HKSCS, the Hong Kong Supplementary Character Set, was developed by the Chinese government, in collaboration with the Chinese Language Interface Advisory Committee, to provide Chinese characters needed in computing in Hong Kong. The characters contained in HKSCS are only for computer use and can be represented as either Big-5 or Unicode.

While HKSCS is not a character set name, the operating system uses it as the name for the extended Big-5 encoding that contains the HKSCS characters.
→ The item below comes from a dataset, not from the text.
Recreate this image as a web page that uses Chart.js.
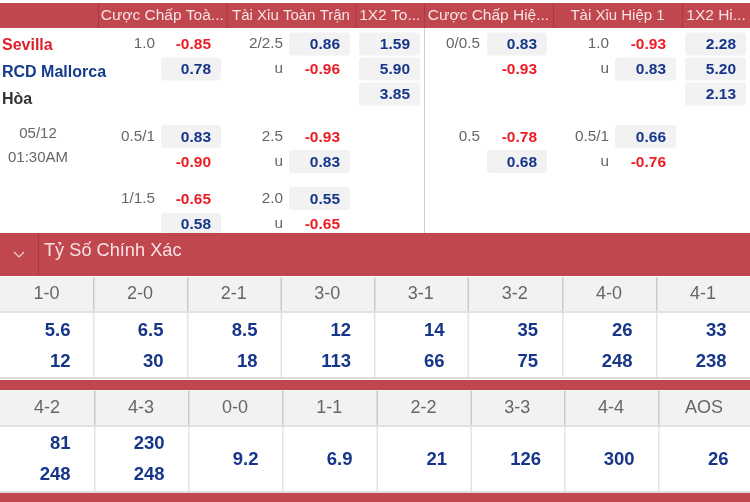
<!DOCTYPE html>
<html>
<head>
<meta charset="utf-8">
<style>
  html, body { margin: 0; padding: 0; background: #fff; }
  canvas { display: block; }
</style>
<script src="https://cdn.jsdelivr.net/npm/chart.js@4"></script>
</head>
<body>
<canvas id="oddsChart" width="750" height="502"></canvas>
<script>
// values
const marketHeaders = ['Cược Chấp Toà...', 'Tài Xỉu Toàn Trận', '1X2 To...', 'Cược Chấp Hiệ...', 'Tài Xỉu Hiệp 1', '1X2 Hi...'];
const teams = ['Sevilla', 'RCD Mallorca', 'Hòa'];
const kickoff = ['05/12', '01:30AM'];

const handicapFullLines = ['1.0', '0.5/1', '1/1.5'];
const handicapFullOdds = ['-0.85', '0.78', '0.83', '-0.90', '-0.65', '0.58'];
const totalsFullLines = ['2/2.5', '2.5', '2.0'];
const totalsFullOdds = ['0.86', '-0.96', '-0.93', '0.83', '0.55', '-0.65'];
const matchFullOdds = ['1.59', '5.90', '3.85'];
const handicapHalfLines = ['0/0.5', '0.5'];
const handicapHalfOdds = ['0.83', '-0.93', '-0.78', '0.68'];
const totalsHalfLines = ['1.0', '0.5/1'];
const totalsHalfOdds = ['-0.93', '0.83', '0.66', '-0.76'];
const matchHalfOdds = ['2.28', '5.20', '2.13'];

const scoreTitle = 'Tỷ Số Chính Xác';
const scoresTop = ['1-0', '2-0', '2-1', '3-0', '3-1', '3-2', '4-0', '4-1'];
const scoresTopFirst = ['5.6', '6.5', '8.5', '12', '14', '35', '26', '33'];
const scoresTopSecond = ['12', '30', '18', '113', '66', '75', '248', '238'];
const scoresBottom = ['4-2', '4-3', '0-0', '1-1', '2-2', '3-3', '4-4', 'AOS'];
const scoresBottomFirst = ['81', '230'];
const scoresBottomSecond = ['248', '248'];
const scoresBottomSingle = ['9.2', '6.9', '21', '126', '300', '26'];

// layout
const RED = '#c1474f';
const RED_DARK = '#a63a42';
const BLUE = '#17368a';
const ODD_RED = '#ec1c24';
const GREY_TEXT = '#666';
const HEAD_TEXT = '#f5e3e4';
const FONT = '"Liberation Sans", Arial, sans-serif';

const headerEdges = [98, 226.5, 355.5, 424, 553, 682, 750];
const chipLeft = [161, 289, 359, 487, 615, 685];
const chipRight = [221, 350, 420, 547, 676, 746];
const lineRight = [155, 283, null, 480, 609, null];
const rowCentres = [45, 70, 95, 137.5, 162.5, 199.5, 224.5];
const chipRows = [44, 69, 94, 136.5, 161.5, 198.5, 224.5];
const topColumns = [0, 93, 187, 280.5, 374, 467.5, 562, 656, 750];
const bottomColumns = [0, 94, 188, 282, 376.5, 470.5, 564, 658, 750];
const FULL_ROWS = [0, 1, 3, 4, 5, 6];
const HALF_ROWS = [0, 1, 3, 4];

const labelPoints = (texts, xs, ys) => texts.map((text, i) => ({ x: xs[i], y: ys[i], text }));
const repeat = (v, n) => new Array(n).fill(v);

const oddsPoints = (odds, col, rows) => odds.map((text, i) => ({
    x: chipRight[col] - 10,
    y: rowCentres[rows[i]],
    chipY: chipRows[rows[i]],
    col,
    text
}));
// the handicap line sits on the first row of a pair, "u" on the second
const linePoints = (lines, col, rows) => lines.map((text, i) => ({ x: lineRight[col], y: rowCentres[rows[i * 2]] - 1, text }));
const underPoints = (lines, col, rows) => lines.map((_, i) => ({ x: lineRight[col], y: rowCentres[rows[i * 2 + 1]] - 1, text: 'u' }));

const allOdds = [
    ...oddsPoints(handicapFullOdds, 0, FULL_ROWS),
    ...oddsPoints(totalsFullOdds, 1, FULL_ROWS),
    ...oddsPoints(matchFullOdds, 2, [0, 1, 2]),
    ...oddsPoints(handicapHalfOdds, 3, HALF_ROWS),
    ...oddsPoints(totalsHalfOdds, 4, HALF_ROWS),
    ...oddsPoints(matchHalfOdds, 5, [0, 1, 2])
];
const isNegative = p => p.text.startsWith('-');

const greyLines = [
    ...linePoints(handicapFullLines, 0, FULL_ROWS),
    ...linePoints(totalsFullLines, 1, FULL_ROWS),
    ...underPoints(totalsFullLines, 1, FULL_ROWS),
    ...linePoints(handicapHalfLines, 3, HALF_ROWS),
    ...linePoints(totalsHalfLines, 4, HALF_ROWS),
    ...underPoints(totalsHalfLines, 4, HALF_ROWS)
];

const colCentres = cols => cols.slice(0, -1).map((c, i) => (c + cols[i + 1]) / 2);
const colValues = (cols, from) => cols.slice(from, -1).map(c => c + 70.5);
const headerPoints = labelPoints(marketHeaders, colCentres(headerEdges), repeat(16, 6));

const datasets = [
    { points: headerPoints.filter(p => !p.text.startsWith('Tài')), font: '15.5px ' + FONT, color: HEAD_TEXT, align: 'center' },
    { points: headerPoints.filter(p => p.text.startsWith('Tài')), font: '15px ' + FONT, color: HEAD_TEXT, align: 'center' },
    { points: [{ x: 2, y: 45.5, text: teams[0] }], font: 'bold 16px ' + FONT, color: '#e0202a', align: 'left' },
    { points: [{ x: 2, y: 72.5, text: teams[1] }], font: 'bold 16px ' + FONT, color: '#153a8c', align: 'left' },
    { points: [{ x: 2, y: 99.5, text: teams[2] }], font: 'bold 16px ' + FONT, color: '#333', align: 'left' },
    { points: labelPoints(kickoff, [38, 38], [134, 157.5]), font: '15px ' + FONT, color: GREY_TEXT, align: 'center' },
    { points: greyLines, font: '15.3px ' + FONT, color: GREY_TEXT, align: 'right' },
    { points: allOdds.filter(p => !isNegative(p)), font: 'bold 15.5px ' + FONT, color: BLUE, align: 'right' },
    { points: allOdds.filter(isNegative), font: 'bold 15.5px ' + FONT, color: ODD_RED, align: 'right' },
    { points: [{ x: 44, y: 251, text: scoreTitle }], font: '18.2px ' + FONT, color: HEAD_TEXT, align: 'left' },
    { points: labelPoints(scoresTop, colCentres(topColumns), repeat(294.5, 8)), font: '18px ' + FONT, color: GREY_TEXT, align: 'center' },
    { points: labelPoints(scoresBottom, colCentres(bottomColumns), repeat(408, 8)), font: '18px ' + FONT, color: GREY_TEXT, align: 'center' },
    {
        points: [
            ...labelPoints(scoresTopFirst, colValues(topColumns, 0), repeat(331, 8)),
            ...labelPoints(scoresTopSecond, colValues(topColumns, 0), repeat(361.5, 8)),
            ...labelPoints(scoresBottomFirst, colValues(bottomColumns, 0), repeat(444, 2)),
            ...labelPoints(scoresBottomSecond, colValues(bottomColumns, 0), repeat(475, 2)),
            ...labelPoints(scoresBottomSingle, colValues(bottomColumns, 2), repeat(460, 6))
        ],
        font: 'bold 18.5px ' + FONT,
        color: BLUE,
        align: 'right'
    }
];

const tablePlugin = {
    id: 'oddsTable',
    beforeDatasetsDraw(chart) {
        const { ctx, scales: { x, y } } = chart;
        const rect = (x0, y0, x1, y1, fill) => {
            ctx.fillStyle = fill;
            ctx.fillRect(x.getPixelForValue(x0), y.getPixelForValue(y0), x.getPixelForValue(x1) - x.getPixelForValue(x0), y.getPixelForValue(y1) - y.getPixelForValue(y0));
        };

        // odds chips, positive prices only
        ctx.fillStyle = '#f2f2f2';
        allOdds.filter(p => !isNegative(p)).forEach(p => {
            ctx.beginPath();
            ctx.roundRect(x.getPixelForValue(chipLeft[p.col]), y.getPixelForValue(p.chipY - 11.5), chipRight[p.col] - chipLeft[p.col], 23, 3);
            ctx.fill();
        });

        // header band and dividers
        rect(0, 3, 750, 28, RED);
        headerEdges.slice(0, -1).forEach(e => rect(e, 3, e + 1, 28, RED_DARK));
        rect(424, 28, 425, 233, '#cfcfcf');

        // correct score band
        rect(0, 233, 750, 276, RED);
        rect(38, 233, 39, 276, RED_DARK);

        // score tables
        const scoreBlock = (cols, headTop, headBottom, bodyTop, bodyBottom) => {
            rect(0, headTop, 750, headBottom, '#f2f2f2');
            rect(0, headBottom, 750, bodyTop, '#e2e2e2');
            rect(0, bodyBottom, 750, bodyBottom + 2, '#dcdcdc');
            cols.slice(1, -1).forEach(c => {
                rect(c, headTop, c + 1.5, headBottom, '#cbcbcb');
                rect(c, bodyTop, c + 1.5, bodyBottom, '#e4e4e4');
            });
        };
        scoreBlock(topColumns, 277, 311, 313, 377);
        rect(0, 380, 750, 390, RED);
        scoreBlock(bottomColumns, 390.5, 425, 427, 491);
        rect(0, 493, 750, 502, RED);

        // chevron in the score band
        ctx.strokeStyle = '#eccfd1';
        ctx.lineWidth = 1.2;
        ctx.beginPath();
        ctx.moveTo(x.getPixelForValue(14), y.getPixelForValue(252));
        ctx.lineTo(x.getPixelForValue(19), y.getPixelForValue(257));
        ctx.lineTo(x.getPixelForValue(24), y.getPixelForValue(252));
        ctx.stroke();
    },
    afterDatasetsDraw(chart) {
        const { ctx } = chart;
        ctx.textBaseline = 'middle';
        chart.data.datasets.forEach((set, i) => {
            ctx.font = set.font;
            ctx.fillStyle = set.textColor;
            ctx.textAlign = set.textAlign;
            chart.getDatasetMeta(i).data.forEach((el, j) => {
                ctx.fillText(set.data[j].text, el.x, el.y);
            });
        });
    }
};

new Chart(document.getElementById('oddsChart'), {
    type: 'scatter',
    data: {
        datasets: datasets.map(d => ({
            data: d.points,
            pointRadius: 0,
            font: d.font,
            textColor: d.color,
            textAlign: d.align
        }))
    },
    options: {
        responsive: false,
        animation: false,
        layout: { padding: 0 },
        plugins: { legend: { display: false }, tooltip: { enabled: false } },
        scales: {
            x: { type: 'linear', display: false, min: 0, max: 750 },
            y: { type: 'linear', display: false, min: 0, max: 502, reverse: true }
        }
    },
    plugins: [tablePlugin]
});
</script>
</body>
</html>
Currently, HKSCS support is limited to codeset conversation between HKSCS and Unicode.

See HKSCS.5 for more information.

2.12 Codeset for Peripheral Devices

The operating system provides a mechanism for you to use to configure your system to run applications with peripherals, such as terminals and printers, that support different codesets. You can specify the codesets for the applications, terminals, and printers independently as shown in Table 2-9. The operating system software automatically does the necessary codeset conversion.
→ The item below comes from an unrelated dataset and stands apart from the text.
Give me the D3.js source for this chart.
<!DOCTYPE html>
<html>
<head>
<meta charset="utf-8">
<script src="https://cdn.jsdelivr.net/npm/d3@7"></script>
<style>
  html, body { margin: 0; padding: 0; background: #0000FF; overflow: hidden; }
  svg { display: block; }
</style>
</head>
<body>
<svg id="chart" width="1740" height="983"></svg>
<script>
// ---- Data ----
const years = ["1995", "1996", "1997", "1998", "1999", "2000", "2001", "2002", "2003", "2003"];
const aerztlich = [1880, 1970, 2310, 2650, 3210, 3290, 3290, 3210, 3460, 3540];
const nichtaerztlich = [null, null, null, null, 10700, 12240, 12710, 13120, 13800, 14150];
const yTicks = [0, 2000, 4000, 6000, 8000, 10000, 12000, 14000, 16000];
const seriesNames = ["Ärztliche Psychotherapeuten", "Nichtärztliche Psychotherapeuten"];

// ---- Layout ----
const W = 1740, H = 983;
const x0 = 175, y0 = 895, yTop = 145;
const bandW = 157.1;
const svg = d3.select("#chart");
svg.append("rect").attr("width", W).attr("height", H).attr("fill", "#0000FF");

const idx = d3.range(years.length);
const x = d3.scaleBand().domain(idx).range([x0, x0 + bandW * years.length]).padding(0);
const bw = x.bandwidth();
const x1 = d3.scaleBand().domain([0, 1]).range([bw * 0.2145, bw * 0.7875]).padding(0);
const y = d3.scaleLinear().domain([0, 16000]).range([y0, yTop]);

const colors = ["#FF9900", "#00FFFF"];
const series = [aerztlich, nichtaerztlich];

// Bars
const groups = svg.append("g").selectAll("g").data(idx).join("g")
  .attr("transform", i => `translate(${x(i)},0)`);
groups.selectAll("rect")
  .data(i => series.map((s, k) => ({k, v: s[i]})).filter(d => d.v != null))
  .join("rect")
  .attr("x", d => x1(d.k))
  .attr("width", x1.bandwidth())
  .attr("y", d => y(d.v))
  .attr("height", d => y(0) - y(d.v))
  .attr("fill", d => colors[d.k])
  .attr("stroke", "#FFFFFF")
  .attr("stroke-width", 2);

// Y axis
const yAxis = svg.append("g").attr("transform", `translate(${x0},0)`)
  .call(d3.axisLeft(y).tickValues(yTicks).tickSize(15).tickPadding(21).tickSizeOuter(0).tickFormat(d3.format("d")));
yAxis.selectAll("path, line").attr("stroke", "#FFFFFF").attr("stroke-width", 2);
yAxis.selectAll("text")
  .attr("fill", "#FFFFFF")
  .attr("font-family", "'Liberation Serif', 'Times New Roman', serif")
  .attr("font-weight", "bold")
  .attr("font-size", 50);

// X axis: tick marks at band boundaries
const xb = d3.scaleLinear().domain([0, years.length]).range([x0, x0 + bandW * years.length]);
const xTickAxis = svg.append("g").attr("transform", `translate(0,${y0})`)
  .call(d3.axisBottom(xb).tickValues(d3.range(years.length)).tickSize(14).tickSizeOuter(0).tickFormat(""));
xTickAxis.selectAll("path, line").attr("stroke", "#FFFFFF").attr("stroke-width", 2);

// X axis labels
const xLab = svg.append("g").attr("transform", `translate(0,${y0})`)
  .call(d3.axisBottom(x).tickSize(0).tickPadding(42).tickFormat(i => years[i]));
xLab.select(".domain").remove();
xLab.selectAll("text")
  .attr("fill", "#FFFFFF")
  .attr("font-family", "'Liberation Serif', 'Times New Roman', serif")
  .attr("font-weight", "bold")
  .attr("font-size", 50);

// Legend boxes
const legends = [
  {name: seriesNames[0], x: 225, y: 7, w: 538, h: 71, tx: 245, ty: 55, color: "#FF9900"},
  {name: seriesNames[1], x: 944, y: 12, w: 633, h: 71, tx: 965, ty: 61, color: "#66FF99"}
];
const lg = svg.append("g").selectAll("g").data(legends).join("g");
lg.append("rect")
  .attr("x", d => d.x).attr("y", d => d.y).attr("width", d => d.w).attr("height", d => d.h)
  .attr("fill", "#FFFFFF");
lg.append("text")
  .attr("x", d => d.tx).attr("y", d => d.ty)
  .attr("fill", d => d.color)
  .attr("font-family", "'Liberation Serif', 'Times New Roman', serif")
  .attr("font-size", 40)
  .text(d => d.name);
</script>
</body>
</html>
Table 2-9: Feasible Chinese Codesets for Applications, Terminals, and Printers

Application Code	Terminal Code	Printer Code
DEC Hanyu	DEC Hanyu	DEC Hanyu
Taiwanese EUC	Taiwanese EUC	Taiwanese EUC
Big-5	Big-5	Big-5
DEC Hanzi	DEC Hanzi	DEC Hanzi
none	Shift Big-5	none
none	Telecode	none
UTF-8	UTF-8	none

Chinese DECterm software supports only DEC Hanyu, Big5, or DEC Hanzi as its terminal code. You must activate the stty drive and set tcode to dechanyu when running in a Taiwanese EUC locale. For example:

 %stty adec tcode dechanyu

The dxterm does not support UTF-8 as a terminal code. Use dtterm when UTF-8 is required for a terminal code.

For details about setting up codesets for terminals and printers, see Using International Software.